In recent years, the Slovak economy has been doing extraordinarily well, exceeding its potential by boosting its share on the rising global markets, thanks especially to its increased automotive capacities.
With global trade now stalling amidst rising protectionism, the value of Slovak exports, cars in particular, are starting to decrease. Domestic demand, to be sure, will still contribute positively to overall GDP growth, as households continue to enjoy generous wage gains. However, households are also facing increasing uncertainty about future income since declining orders and rising labour costs are now leading companies to scale down investment and hiring intentions. As a result, VÚB Bank is revising its growth expectations from 3.5 percent, which it predicted for 2020 a year ago, to 2 percent. Trade and currency disputes within the global economy also push the economic growth forecast downward, but these factors are rather unpredictable.

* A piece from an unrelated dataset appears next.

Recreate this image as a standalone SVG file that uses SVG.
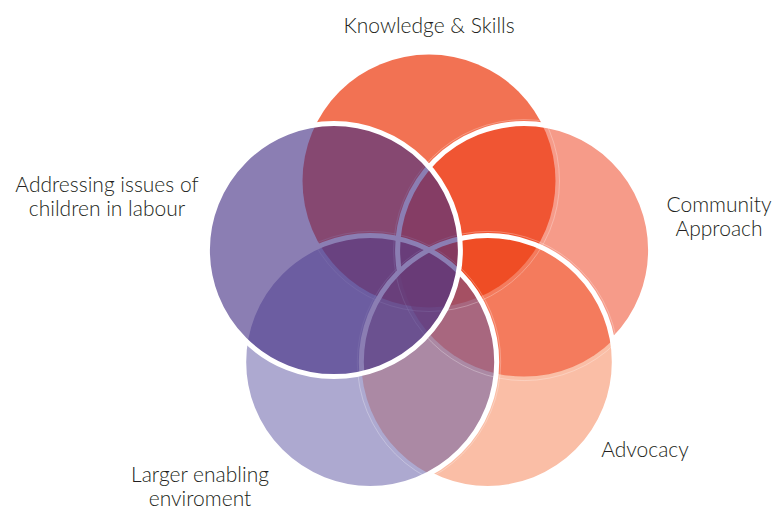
<svg xmlns="http://www.w3.org/2000/svg" width="775" height="512" viewBox="0 0 775 512">
  <style>
    .label { font-family: Lato, "Liberation Sans", sans-serif; font-weight: 300; font-size: 21px; fill: #231f20; text-anchor: middle; }
    .ring { fill: none; stroke: #ffffff; stroke-width: 5; }
    .hair { fill: none; stroke: #ffffff; stroke-width: 0.8; stroke-opacity: 0.35; }
  </style>
  <defs>
    <!-- five circles on a regular pentagon, centre (429,281), radius 100 -->
    <circle id="c-top" cx="429" cy="181" r="126.5"/>
    <circle id="c-right" cx="524.1" cy="250.1" r="126.5"/>
    <circle id="c-br" cx="487.8" cy="361.9" r="126.5"/>
    <circle id="c-bl" cx="370.2" cy="361.9" r="126.5"/>
    <circle id="c-left" cx="333.9" cy="250.1" r="126.5"/>
    <!-- ring of "Community" is hidden where the Advocacy disc lies -->
    <mask id="m-right-ring" maskUnits="userSpaceOnUse" x="0" y="0" width="775" height="512">
      <rect width="775" height="512" fill="#fff"/>
      <use href="#c-br" fill="#000"/>
    </mask>
    <!-- ring of "Advocacy" is hidden inside the lower-left disc, except under the left disc -->
    <mask id="m-br-ring" maskUnits="userSpaceOnUse" x="0" y="0" width="775" height="512">
      <rect width="775" height="512" fill="#fff"/>
      <use href="#c-bl" fill="#000"/>
      <use href="#c-left" fill="#fff"/>
    </mask>
  </defs>

  <g id="node-knowledge">
    <use href="#c-top" fill="#f27253"/>
    <text class="label" x="429" y="33">Knowledge &amp; Skills</text>
  </g>

  <g id="node-advocacy">
    <use href="#c-br" fill="#f14500" fill-opacity="0.35"/>
    <text class="label" x="645" y="457">Advocacy</text>
  </g>

  <g id="node-community">
    <use href="#c-right" fill="#ee3714" fill-opacity="0.5"/>
    <text class="label" x="719" y="212">Community</text>
    <text class="label" x="719" y="236">Approach</text>
  </g>

  <g id="node-enabling">
    <use href="#c-bl" fill="#5b53a1" fill-opacity="0.5"/>
    <text class="label" x="200" y="482">Larger enabling</text>
    <text class="label" x="200" y="506">enviroment</text>
  </g>

  <!-- white outlines lying under the left disc -->
  <g id="outlines">
    <circle class="hair" cx="429" cy="181" r="130.5"/>
    <circle class="hair" cx="524.1" cy="250.1" r="130.5"/>
    <circle class="hair" cx="487.8" cy="361.9" r="130.5"/>
    <circle class="hair" cx="370.2" cy="361.9" r="130.5"/>
    <use href="#c-right" class="ring" mask="url(#m-right-ring)"/>
    <use href="#c-br" class="ring" mask="url(#m-br-ring)"/>
    <use href="#c-bl" class="ring"/>
  </g>

  <g id="node-addressing">
    <use href="#c-left" fill="#442e84" fill-opacity="0.62"/>
    <use href="#c-left" class="ring"/>
    <text class="label" x="107" y="192">Addressing issues of</text>
    <text class="label" x="107" y="216">children in labour</text>
  </g>
</svg>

Slovakia no longer immune to economic slowdown
Amidst rising protectionism and trade tensions, the global economy has slowed significantly over the past year. From 3.6 percent growth in 2018, global GDP has slowed in 2019 to an estimated 2.6 percent. In the eurozone, 2019 growth expectations have downshifted from 1.7 percent, forecast a year ago, to 1.1 percent. Slovakia’s main trading partner, Germany, is now at its weakest economic phase since 2013, having slipped in mid-2019 at the brink of a technical recession.